Maturity dates for Series EE bonds
The maturity dates for Series EE bonds depend on when they were issued. Earlier bonds actually had maturity terms that were shorter than today’s 20-year maturities. The maturity date is the point at which the U.S. government promises to pay you double the face value of the bond, regardless of the yield.
“All Series EE bonds expire in 30 years,” Pendergast says. “This means that the most you have is 30 years to let interest add up and compound, even though, theoretically, you can redeem your bond at any time.”
As long as you cash in your bond at the maturity date, you can guarantee your investment will be double. So, if you buy a Series EE bond today for $25, and hold it for 20 years, you can cash it in for $50. The Treasury Department makes an adjustment to the interest earnings if needed.

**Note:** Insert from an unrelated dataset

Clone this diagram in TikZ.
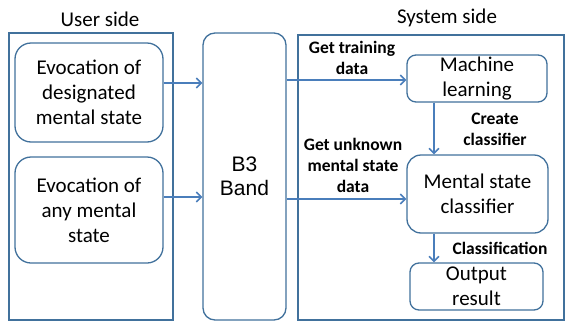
\documentclass[tikz,border=0pt]{standalone}
\usepackage{fontspec}
\usetikzlibrary{arrows.meta}
\setmainfont{Carlito}
\newfontfamily\bandfont{Liberation Sans}
\definecolor{BoxBlue}{HTML}{41719C}
\definecolor{ArrowBlue}{HTML}{4A7EBB}

\begin{document}
\begin{tikzpicture}[x=1pt, y=-1pt]

      \tikzstyle{SideBlock} = [
      rectangle,
      draw=BoxBlue,
      line width=1.3pt,
      inner sep=0pt
      ]

      \tikzstyle{StepBlock} = [
      rectangle,
      rounded corners=12pt,
      draw=BoxBlue,
      line width=1.3pt,
      fill=white,
      inner sep=0pt,
      align=center,
      font=\fontsize{21}{25}\selectfont
      ]

      \tikzstyle{FlowLabel} = [
      align=center,
      inner sep=0pt,
      font=\bfseries\fontsize{17.5}{21}\selectfont
      ]

      \tikzstyle{FlowArrow} = [
      -{Straight Barb[length=5pt, width=10pt, line width=1.5pt]},
      draw=ArrowBlue,
      line width=1.6pt
      ]

      \useasboundingbox (0,0) rectangle (566,322);

      \node (UserBox) [SideBlock, minimum width=164pt, minimum height=287pt] at (91,176.5) {};
      \node (UserTitle) [font=\fontsize{21}{25}\selectfont] at (100,19) {User side};

      \node (SystemBox) [SideBlock, minimum width=266pt, minimum height=285pt] at (431,177.5) {};
      \node (SystemTitle) [font=\fontsize{21}{25}\selectfont] at (447,18) {System side};

      \node (EvocDesignated) [StepBlock, minimum width=148pt, minimum height=99pt, rounded corners=16pt] at (89,92.5) {
        Evocation of\\
        designated\\
        mental state
      };

      \node (EvocAny) [StepBlock, minimum width=148pt, minimum height=106pt, rounded corners=16pt] at (89,210) {
        Evocation of\\
        any mental\\
        state
      };

      \node (B3Band) [StepBlock, minimum width=83pt, minimum height=287pt, font=\bandfont\fontsize{21}{24}\selectfont] at (244.5,176.5) {
        B3\\
        Band
      };

      \node (MachineLearning) [StepBlock, minimum width=140pt, minimum height=47pt, rounded corners=9pt] at (477,78.5) {
        Machine\\
        learning
      };

      \node (StateClassifier) [StepBlock, minimum width=141pt, minimum height=78pt, rounded corners=14pt] at (477.5,194) {
        Mental state\\
        classifier
      };

      \node (OutputResult) [StepBlock, minimum width=133pt, minimum height=47pt, rounded corners=9pt] at (476.5,286.5) {
        Output\\
        result
      };

      \coordinate (DesignatedOut) at ([yshift=9.5pt]EvocDesignated.east);
      \coordinate (AnyOut) at ([yshift=13pt]EvocAny.east);
      \coordinate (UnknownIn) at ([yshift=-5pt]StateClassifier.west);
      \coordinate (LearnOut) at ([xshift=-43pt]MachineLearning.south);
      \coordinate (ClassOut) at ([xshift=-43.5pt]StateClassifier.south);

      \draw [FlowArrow] (DesignatedOut) -- (DesignatedOut -| B3Band.west);
      \draw [FlowArrow] (AnyOut) -- (AnyOut -| B3Band.west);
      \draw [FlowArrow] ([yshift=-1.5pt]B3Band.east |- MachineLearning.west) -- ([yshift=-1.5pt]MachineLearning.west);
      \draw [FlowArrow] (UnknownIn -| B3Band.east) -- (UnknownIn);
      \draw [FlowArrow] (LearnOut) -- (LearnOut |- StateClassifier.north);
      \draw [FlowArrow] (ClassOut) -- (ClassOut |- OutputResult.north);

      \node (TrainingLabel) [FlowLabel] at (352,57.5) {Get training\\data};
      \node (UnknownLabel) [FlowLabel] at (353,165.5) {Get unknown\\mental state\\data};
      \node (CreateLabel) [FlowLabel] at (495,129) {Create\\classifier};
      \node (ClassLabel) [FlowLabel] at (500,248) {Classification};

    \end{tikzpicture}
\end{document}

Here are the current maturity dates for Series EE bonds:
- January – October 1980: 11 years
- November 1980 – April 1981: 9 years
- May 1981 – October 1982: 8 years
- November 1982 – October 1986: 10 years
- November 1986 – February 1993: 12 years
- March 1993 – April 1995: 18 years
- May 1995 – May 2003: 17 years
- After June 2003: 20 years
How long to wait to cash Series EE bonds
While you can’t cash Series EE bonds within a year, you can redeem them any time after that. Pendergast points out that the longer you hold your bond, the more likely you are to benefit from it. Just remember, he says, that you’re only guaranteed to see double the face value when you hold the bond until maturity.
You can receive years of “extra” interest by holding the bond beyond the maturity date, but once 30 years have passed, you won’t accrue any extra interest.
If you want full value, you should hold the Series EE bonds at least until maturity, and if you want extra, you can hold them until 30 years. But once 30 years have passed, it’s a good idea to cash them in because you won’t get any extra benefit.
In some cases, you might actually be better off cashing them in before maturity, Pendergast points out. If you can move the money into a more liquid investment vehicle with higher returns, it might make more sense depending on your goals for the money.
Interest accrual and compounding on Series EE bonds
Series EE bonds issued after 2005 accrue interest at a fixed monthly rate, which is compounded semi-annually. If you have bonds bought prior to that, especially paper bonds, the U.S. Treasury offers a savings bond calculator that can help you figure out what you’ve earned — and what your bond is worth today.
When deciding when to cash in your Series EE savings bonds, wait until after the compounding date. You can get an idea of when to expect your interest to be added to your bond with this chart:
|Month of Series EE bond issue||Month (first day) interest will be added|
|January or July||January or July|
|February or August||February or August|
|March or September||March or September|
|April or October||April or October|
|May or November||May or November|
|June or December||June or December|
Are Series EE Savings bonds a good investment?
Whether Series EE Savings bonds make good investments depends on your individual circumstances and goals.
“EE bonds are one of the lowest-risk investment choices out there,” Pendergast says. “Its Treasury backing guarantees that the bond’s value will at a minimum double by its maturity rate, which these days means doubling in about 20 years.”
However, 20 years to see only two times your initial investment might not help you meet certain goals. “Other vehicles like a 529 savings plan for education or even certain mutual funds offer greater returns with only slightly more risk,” Pendergast says.
Carefully consider what you plan to use the money for and its place in your portfolio. If you want a cash component and aren’t concerned about immediate liquidity, Series EE bonds might be the right choice. However, if you’re looking for growth, adding other assets to your portfolio can make sense.